Today is the birthday of English novelist, essayist, and critic George Orwell (books by this author), born Eric Arthur Blair in 1903 in Motihari, British India. In childhood, Orwell was an avid reader, but a neglectful student: his parents decided he would be better off testing for a position on the Indian Imperial Police force. He chose a posting in Burma, where he was responsible for the security of more than 200,000 people and where he first started to see the consequences of poverty and oppression. It was in Burma that he began a physical, as well as political, metamorphosis: he grew a mustache and had a small blue circle tattooed on each knuckle, something the Burmese natives did to protect against bullets and snake bites. He contracted dengue fever and returned to England to recuperate in 1927, deciding to resign his post and become a writer. He used his experiences in Burma for his first novel, Burmese Days (1934). Resolving to write about poverty in England and the “down and outers who inhabit it,” he began dressing as a tramp and living among the lower classes and the destitute, penning strident essays under the pen name P.S. Burton. He ended 1931 by getting drunk and trying to get himself jailed so he could write about it, but his state of drunkenness was deemed “insufficient” and he was sent home.
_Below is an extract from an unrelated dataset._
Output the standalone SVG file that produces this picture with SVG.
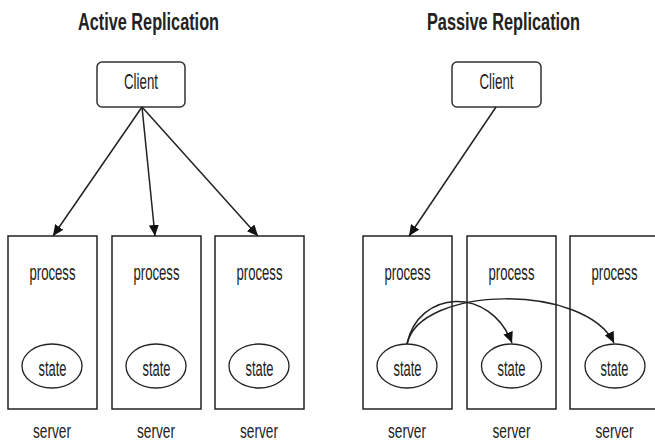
<svg xmlns="http://www.w3.org/2000/svg" width="655" height="443" viewBox="0 0 655 443">
<style>
.t{font-family:"Liberation Sans",Arial,sans-serif;font-size:22px;fill:#222;text-anchor:middle}
.s{font-family:"Liberation Sans",Arial,sans-serif;font-size:21px;fill:#222;text-anchor:middle}
.h{font-family:"Liberation Sans",Arial,sans-serif;font-size:23px;font-weight:bold;fill:#222;text-anchor:middle}
.box{fill:#fff;stroke:#222;stroke-width:1.5}
.cl{fill:#fff;stroke:#333;stroke-width:1.5}
.st{fill:#fff;stroke:#222;stroke-width:1.3}
.ln{fill:none;stroke:#222;stroke-width:1.5}
</style>
<defs>
<marker id="ah" markerUnits="userSpaceOnUse" markerWidth="12" markerHeight="10" refX="11" refY="5" orient="auto">
<path d="M0,0 L11,5 L0,10 Z" fill="#111"/>
</marker>
</defs>
<g id="titles">
<text class="h" x="148.5" y="29.5" textLength="141" lengthAdjust="spacingAndGlyphs">Active Replication</text>
<text class="h" x="503.5" y="29.5" textLength="153" lengthAdjust="spacingAndGlyphs">Passive Replication</text>
</g>
<g id="client-active"><rect class="cl" x="97" y="62" width="88" height="45" rx="5"/><text class="t" x="141" y="88.5" textLength="34" lengthAdjust="spacingAndGlyphs">Client</text></g>
<g id="client-passive"><rect class="cl" x="452" y="62" width="89" height="45" rx="5"/><text class="t" x="496.5" y="88.5" textLength="34" lengthAdjust="spacingAndGlyphs">Client</text></g>
<g id="a-server1"><rect class="box" x="8" y="236" width="89" height="173"/><text class="t" x="52.5" y="280" textLength="46" lengthAdjust="spacingAndGlyphs">process</text><ellipse class="st" cx="52" cy="366" rx="30" ry="22"/><text class="t" x="52.5" y="376" textLength="28" lengthAdjust="spacingAndGlyphs">state</text><text class="s" x="52" y="437.5" textLength="38" lengthAdjust="spacingAndGlyphs">server</text></g>
<g id="a-server2"><rect class="box" x="112" y="236" width="89" height="173"/><text class="t" x="156.5" y="280" textLength="46" lengthAdjust="spacingAndGlyphs">process</text><ellipse class="st" cx="156" cy="366" rx="30" ry="22"/><text class="t" x="156.5" y="376" textLength="28" lengthAdjust="spacingAndGlyphs">state</text><text class="s" x="156" y="437.5" textLength="38" lengthAdjust="spacingAndGlyphs">server</text></g>
<g id="a-server3"><rect class="box" x="215" y="236" width="89" height="173"/><text class="t" x="259.5" y="280" textLength="46" lengthAdjust="spacingAndGlyphs">process</text><ellipse class="st" cx="259" cy="366" rx="30" ry="22"/><text class="t" x="259.5" y="376" textLength="28" lengthAdjust="spacingAndGlyphs">state</text><text class="s" x="259" y="437.5" textLength="38" lengthAdjust="spacingAndGlyphs">server</text></g>
<g id="p-server1"><rect class="box" x="363" y="236" width="89" height="173"/><text class="t" x="407.5" y="280" textLength="46" lengthAdjust="spacingAndGlyphs">process</text><ellipse class="st" cx="407" cy="366" rx="30" ry="22"/><text class="t" x="407.5" y="376" textLength="28" lengthAdjust="spacingAndGlyphs">state</text><text class="s" x="407" y="437.5" textLength="38" lengthAdjust="spacingAndGlyphs">server</text></g>
<g id="p-server2"><rect class="box" x="467" y="236" width="89" height="173"/><text class="t" x="511.5" y="280" textLength="46" lengthAdjust="spacingAndGlyphs">process</text><ellipse class="st" cx="511.5" cy="366" rx="30" ry="22"/><text class="t" x="511.5" y="376" textLength="28" lengthAdjust="spacingAndGlyphs">state</text><text class="s" x="511.5" y="437.5" textLength="38" lengthAdjust="spacingAndGlyphs">server</text></g>
<g id="p-server3"><rect class="box" x="570" y="236" width="89" height="173"/><text class="t" x="614.5" y="280" textLength="46" lengthAdjust="spacingAndGlyphs">process</text><ellipse class="st" cx="615" cy="366" rx="30" ry="22"/><text class="t" x="614.5" y="376" textLength="28" lengthAdjust="spacingAndGlyphs">state</text><text class="s" x="614.5" y="437.5" textLength="38" lengthAdjust="spacingAndGlyphs">server</text></g>
<g id="connectors">
<line class="ln" x1="142" y1="107" x2="53" y2="236" marker-end="url(#ah)"/>
<line class="ln" x1="142" y1="107" x2="155" y2="236" marker-end="url(#ah)"/>
<line class="ln" x1="142" y1="107" x2="258" y2="236" marker-end="url(#ah)"/>
<line class="ln" x1="496" y1="107" x2="409" y2="236" marker-end="url(#ah)"/>
<path class="ln" d="M407,344 C418,290 490,285 512,343" marker-end="url(#ah)"/>
<path class="ln" d="M407,344 C420,285 585,283 614,343" marker-end="url(#ah)"/>
</g>
</svg>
The essays formed the basis of the book Down and Out in Paris and London (1933).

For a few years, he continued to write essays, while working as teacher and at the Booklovers’ Corner, a second-hand bookshop. He joined the Spanish Civil War and got shot in the throat by a sniper. In his essay “Why I Write,” he said: “Every line of serious work that I have written since 1936 has been written, directly or indirectly, against totalitarianism and for democratic socialism, as I understand it. It seems to me nonsense, in a period like our own, to think one can avoid writing of such subjects. Everyone writes of them in one guise or another. It is simply a question of which side one takes and what approach one follows. What I have most wanted to do throughout the past ten years is to make political writing into an art.”

In the early 1940s, Orwell began work on a novel about a group of farm animals who decide to stage an uprising against their tyrannical farmer called Animal Farm (1945). It was published near the end of the war, and became an international sensation. Then came the novel Nineteen Eighty-Four, published in 1949, about a man losing his identity while living under a repressive regime.

It’s the birthday of best-selling children’s author and illustrator Eric Carle (books by this author), born on this day in Syracuse, New York (1929). He has written and illustrated more than 70 books, including Do You Want to Be My Friend? (1971), The Grouchy Ladybug (1977), and his most famous, The Very Hungry Caterpillar (1969), which has sold almost 30 million copies.

And it was on this day in 1942 that Dwight D. Eisenhower became the commander of the U.S. troops in Europe. He had been a military man for more than 20 years, but he’d never seen combat. All he’d ever done was train soldiers. He would go on to become supreme commander of the entire Allied Armies in Europe, and he helped plan many of the major offensives during the European theater of the war, including D-Day.